The Bush administration this weekend will press Japanese officials to resume buying American beef, four months after a lone case of mad cow disease all but halted overseas sales.
The U.S. beef industry was initially hit hard by the mad cow discovery, but prices have largely rebounded and exports have partially resumed to two of the country’s top four trade partners.
“For all intents and purposes, we have this thing resolved within North America. Now we are hopeful that things will go well in Tokyo,” said Gregg Doud, chief economist for the National Cattlemen’s Beef Association, an industry group representing ranchers.
U.S. Agriculture Secretary Ann M. Veneman on Dec. 23 disclosed the country’s first case of mad cow disease, a fatal brain-wasting disorder formally known as bovine spongiform encephalopathy, or BSE. The discovery cost the cattle industry about $3.8 billion last year as foreign markets banned U.S. beef, and triggered a broad investigation to eliminate the source of the disease and prevent infected animal tissue from entering the food chain.
USDA reassurances have been effective with consumers, whose demand for beef remains strong. And Mexico and Canada, No. 2 and No. 4 markets for U.S. beef, respectively, this year resumed trade of some cuts of meat, though live cattle trade is still shut down. All together, about one-third of U.S. export markets have been reopened, said Ed Lloyd, a USDA spokesman.
That leaves Japan, the top market for U.S. beef last year with about $1.2 billion in exports, and South Korea, the No. 3 market, as the next major targets for a government and industry anxious to get back to normal. Together, the top four countries accounted for more than 90 percent of U.S. beef exports last year.
J.B. Penn, undersecretary for farm and foreign agricultural services, this weekend is set to meet with Yoshiyuki Kamei, Japan’s agriculture minister, to press for an eventual resumption of beef trade. Mr. Penn last week said he is optimistic “that we have some opportunity to make some progress.”
But Japan has insisted that U.S. slaughterhouses test all cattle entering the human food chain for mad cow disease, a measure in place in Japan but rejected by the American government and most industry officials as unnecessary and unscientific.
The United States tested 20,543 animals during the 2004 fiscal year. Under an enhanced one-year program announced last month, USDA will test 268,000 head of cattle. Almost 8 million cattle were commercially slaughtered in the first three months of this year.
Japan’s vice agriculture minister, Mamoru Ishihara, yesterday said his government still wanted the United States to introduce 100 percent testing, Reuters reported.
One possible compromise would be creation of a working group to mediate a solution.
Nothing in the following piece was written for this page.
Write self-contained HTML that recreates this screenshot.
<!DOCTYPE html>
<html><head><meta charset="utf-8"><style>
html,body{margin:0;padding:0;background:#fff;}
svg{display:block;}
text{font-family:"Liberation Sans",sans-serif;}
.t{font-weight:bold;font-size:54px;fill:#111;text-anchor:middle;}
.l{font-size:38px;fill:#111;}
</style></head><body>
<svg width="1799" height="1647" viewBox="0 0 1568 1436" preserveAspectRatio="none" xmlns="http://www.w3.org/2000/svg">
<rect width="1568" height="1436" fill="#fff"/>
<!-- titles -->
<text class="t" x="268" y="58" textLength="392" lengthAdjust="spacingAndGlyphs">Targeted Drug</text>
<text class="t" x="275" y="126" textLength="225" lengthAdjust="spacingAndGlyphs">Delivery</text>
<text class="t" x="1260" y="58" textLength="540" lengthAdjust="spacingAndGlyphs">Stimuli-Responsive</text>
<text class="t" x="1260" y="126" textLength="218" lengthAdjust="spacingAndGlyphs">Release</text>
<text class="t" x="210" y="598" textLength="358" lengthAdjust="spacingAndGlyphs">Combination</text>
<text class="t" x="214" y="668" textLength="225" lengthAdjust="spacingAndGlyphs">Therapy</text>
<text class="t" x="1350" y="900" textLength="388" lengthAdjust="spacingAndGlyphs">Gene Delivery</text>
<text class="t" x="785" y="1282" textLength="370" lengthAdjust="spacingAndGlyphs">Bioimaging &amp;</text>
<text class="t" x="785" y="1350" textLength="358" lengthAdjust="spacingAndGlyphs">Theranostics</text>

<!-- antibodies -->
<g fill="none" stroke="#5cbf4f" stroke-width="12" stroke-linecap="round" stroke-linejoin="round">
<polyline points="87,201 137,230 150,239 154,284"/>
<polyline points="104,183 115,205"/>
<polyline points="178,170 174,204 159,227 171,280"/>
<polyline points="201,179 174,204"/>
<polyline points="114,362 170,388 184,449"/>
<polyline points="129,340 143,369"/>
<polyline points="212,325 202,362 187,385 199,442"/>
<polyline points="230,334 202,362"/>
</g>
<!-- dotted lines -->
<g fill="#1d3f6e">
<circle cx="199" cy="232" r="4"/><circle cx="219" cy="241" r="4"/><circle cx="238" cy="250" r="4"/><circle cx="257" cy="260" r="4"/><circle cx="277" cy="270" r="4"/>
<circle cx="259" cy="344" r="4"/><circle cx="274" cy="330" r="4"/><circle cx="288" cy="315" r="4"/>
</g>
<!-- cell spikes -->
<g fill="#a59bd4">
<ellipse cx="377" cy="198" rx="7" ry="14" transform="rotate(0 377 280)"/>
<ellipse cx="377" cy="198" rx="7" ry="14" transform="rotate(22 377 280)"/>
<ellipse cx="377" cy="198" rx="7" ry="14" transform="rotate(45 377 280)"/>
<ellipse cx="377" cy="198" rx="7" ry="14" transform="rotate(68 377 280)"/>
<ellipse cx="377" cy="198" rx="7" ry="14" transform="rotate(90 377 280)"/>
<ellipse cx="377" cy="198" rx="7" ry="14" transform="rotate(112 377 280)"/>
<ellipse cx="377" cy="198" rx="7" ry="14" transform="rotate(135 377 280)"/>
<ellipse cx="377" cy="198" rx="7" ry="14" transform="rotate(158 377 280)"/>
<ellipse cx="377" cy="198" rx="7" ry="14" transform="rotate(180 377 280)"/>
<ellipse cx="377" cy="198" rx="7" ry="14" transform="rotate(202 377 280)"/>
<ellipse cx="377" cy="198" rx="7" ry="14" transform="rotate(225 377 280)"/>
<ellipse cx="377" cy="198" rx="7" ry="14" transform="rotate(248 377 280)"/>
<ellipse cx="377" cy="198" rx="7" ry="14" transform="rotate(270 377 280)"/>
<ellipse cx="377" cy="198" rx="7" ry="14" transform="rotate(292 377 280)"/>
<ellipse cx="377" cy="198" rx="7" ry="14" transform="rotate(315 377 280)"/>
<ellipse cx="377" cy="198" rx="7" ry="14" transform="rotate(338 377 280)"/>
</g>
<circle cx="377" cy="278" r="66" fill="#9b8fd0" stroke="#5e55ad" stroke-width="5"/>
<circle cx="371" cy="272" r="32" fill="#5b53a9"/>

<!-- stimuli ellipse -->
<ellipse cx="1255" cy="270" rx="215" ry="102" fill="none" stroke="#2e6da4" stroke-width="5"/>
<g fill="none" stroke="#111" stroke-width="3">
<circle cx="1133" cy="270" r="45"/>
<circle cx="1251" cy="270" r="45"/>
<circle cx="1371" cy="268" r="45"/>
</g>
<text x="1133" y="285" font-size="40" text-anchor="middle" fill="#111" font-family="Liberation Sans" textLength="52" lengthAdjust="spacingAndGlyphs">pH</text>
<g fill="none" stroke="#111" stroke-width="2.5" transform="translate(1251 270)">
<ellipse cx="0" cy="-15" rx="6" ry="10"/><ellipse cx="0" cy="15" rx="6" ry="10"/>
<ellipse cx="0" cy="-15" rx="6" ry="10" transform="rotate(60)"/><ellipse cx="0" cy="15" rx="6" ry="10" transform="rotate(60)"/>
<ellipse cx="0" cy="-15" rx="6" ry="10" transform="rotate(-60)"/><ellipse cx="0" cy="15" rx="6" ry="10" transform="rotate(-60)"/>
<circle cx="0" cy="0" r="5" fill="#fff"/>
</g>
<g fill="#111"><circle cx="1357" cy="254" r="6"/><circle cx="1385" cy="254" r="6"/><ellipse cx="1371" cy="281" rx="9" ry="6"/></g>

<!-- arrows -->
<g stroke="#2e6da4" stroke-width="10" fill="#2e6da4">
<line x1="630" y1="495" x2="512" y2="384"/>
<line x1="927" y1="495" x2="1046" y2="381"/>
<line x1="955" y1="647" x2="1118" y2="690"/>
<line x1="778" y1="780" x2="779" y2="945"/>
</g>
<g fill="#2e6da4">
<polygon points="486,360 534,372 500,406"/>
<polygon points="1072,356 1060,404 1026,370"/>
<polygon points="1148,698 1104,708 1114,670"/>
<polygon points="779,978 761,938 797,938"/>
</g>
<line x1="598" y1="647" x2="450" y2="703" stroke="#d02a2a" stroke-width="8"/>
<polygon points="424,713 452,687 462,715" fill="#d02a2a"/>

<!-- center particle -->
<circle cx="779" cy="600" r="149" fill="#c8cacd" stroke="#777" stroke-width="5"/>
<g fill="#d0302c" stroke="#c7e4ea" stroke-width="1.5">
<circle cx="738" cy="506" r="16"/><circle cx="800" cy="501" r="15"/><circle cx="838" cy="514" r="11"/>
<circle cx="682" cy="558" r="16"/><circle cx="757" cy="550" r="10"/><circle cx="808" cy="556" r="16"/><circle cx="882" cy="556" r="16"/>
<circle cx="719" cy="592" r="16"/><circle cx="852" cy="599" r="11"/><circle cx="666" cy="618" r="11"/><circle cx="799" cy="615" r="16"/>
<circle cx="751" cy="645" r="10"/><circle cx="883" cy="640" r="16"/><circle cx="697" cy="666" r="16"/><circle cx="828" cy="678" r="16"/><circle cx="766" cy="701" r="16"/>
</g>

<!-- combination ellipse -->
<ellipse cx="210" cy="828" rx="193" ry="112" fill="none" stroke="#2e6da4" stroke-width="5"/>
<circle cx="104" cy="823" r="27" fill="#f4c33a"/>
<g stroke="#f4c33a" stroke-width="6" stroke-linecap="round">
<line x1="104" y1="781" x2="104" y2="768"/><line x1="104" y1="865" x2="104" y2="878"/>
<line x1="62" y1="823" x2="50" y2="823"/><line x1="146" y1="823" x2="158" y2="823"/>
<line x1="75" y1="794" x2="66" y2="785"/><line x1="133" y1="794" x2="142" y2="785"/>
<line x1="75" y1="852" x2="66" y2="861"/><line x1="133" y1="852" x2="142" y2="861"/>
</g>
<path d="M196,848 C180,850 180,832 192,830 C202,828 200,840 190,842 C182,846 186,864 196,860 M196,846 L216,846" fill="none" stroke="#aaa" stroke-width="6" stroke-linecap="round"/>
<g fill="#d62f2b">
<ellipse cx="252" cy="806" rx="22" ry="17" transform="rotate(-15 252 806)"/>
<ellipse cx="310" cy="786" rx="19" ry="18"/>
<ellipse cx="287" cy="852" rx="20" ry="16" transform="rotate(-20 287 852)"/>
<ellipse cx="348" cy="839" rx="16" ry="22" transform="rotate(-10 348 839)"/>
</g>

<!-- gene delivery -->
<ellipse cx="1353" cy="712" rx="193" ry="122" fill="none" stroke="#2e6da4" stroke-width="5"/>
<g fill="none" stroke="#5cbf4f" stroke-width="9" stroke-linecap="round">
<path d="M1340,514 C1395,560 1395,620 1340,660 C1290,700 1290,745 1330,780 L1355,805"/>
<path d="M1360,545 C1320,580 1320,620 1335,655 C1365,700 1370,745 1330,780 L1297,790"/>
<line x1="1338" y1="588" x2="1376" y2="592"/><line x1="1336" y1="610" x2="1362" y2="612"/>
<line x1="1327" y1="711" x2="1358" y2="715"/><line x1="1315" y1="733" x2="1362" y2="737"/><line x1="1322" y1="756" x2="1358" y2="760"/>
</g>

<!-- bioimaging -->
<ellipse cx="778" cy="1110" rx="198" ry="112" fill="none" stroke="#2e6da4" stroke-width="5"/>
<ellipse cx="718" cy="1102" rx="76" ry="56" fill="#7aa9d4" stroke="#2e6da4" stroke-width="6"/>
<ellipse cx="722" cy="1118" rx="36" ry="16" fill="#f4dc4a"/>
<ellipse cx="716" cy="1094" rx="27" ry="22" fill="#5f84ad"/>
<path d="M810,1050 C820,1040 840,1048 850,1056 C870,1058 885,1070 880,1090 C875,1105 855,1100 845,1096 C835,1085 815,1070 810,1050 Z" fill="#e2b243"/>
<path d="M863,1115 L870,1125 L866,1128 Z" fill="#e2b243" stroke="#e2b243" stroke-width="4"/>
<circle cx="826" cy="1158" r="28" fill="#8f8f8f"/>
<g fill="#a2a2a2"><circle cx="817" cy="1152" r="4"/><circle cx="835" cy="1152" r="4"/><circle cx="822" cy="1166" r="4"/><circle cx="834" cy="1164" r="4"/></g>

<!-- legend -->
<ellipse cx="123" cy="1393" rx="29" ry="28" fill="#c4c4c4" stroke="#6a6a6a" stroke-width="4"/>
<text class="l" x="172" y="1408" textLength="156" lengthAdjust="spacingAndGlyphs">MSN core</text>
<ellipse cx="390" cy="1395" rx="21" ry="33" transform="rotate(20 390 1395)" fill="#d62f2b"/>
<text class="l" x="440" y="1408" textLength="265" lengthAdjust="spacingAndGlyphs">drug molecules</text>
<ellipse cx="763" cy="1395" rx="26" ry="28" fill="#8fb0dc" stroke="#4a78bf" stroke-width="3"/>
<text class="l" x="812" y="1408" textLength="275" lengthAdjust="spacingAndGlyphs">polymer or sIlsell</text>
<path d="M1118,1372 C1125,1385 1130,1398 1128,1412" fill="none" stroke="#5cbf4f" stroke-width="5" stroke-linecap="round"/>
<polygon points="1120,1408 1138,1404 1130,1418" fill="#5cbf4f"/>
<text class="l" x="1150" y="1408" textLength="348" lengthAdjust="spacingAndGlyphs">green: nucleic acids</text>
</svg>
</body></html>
Mr. Lloyd said the two sides would look for a “science-based solution” for the impasse, including a possible turn to the World Organization for Animal Health, an international body that collects and analyzes scientific information on animal disease control. American beef producers are especially hopeful that some resolution is possible. While prices have held steady, industry groups estimate they have lost millions in revenue because valuable exports are worth much less on the U.S. market.
Beef tongue, for example, fetches about 49 cents a pound in the United States, where it is generally ground into pet food, but is worth roughly $22 per pound on international markets, the U.S. Meat Export Federation estimates. The extra generated value is about $328 million a year.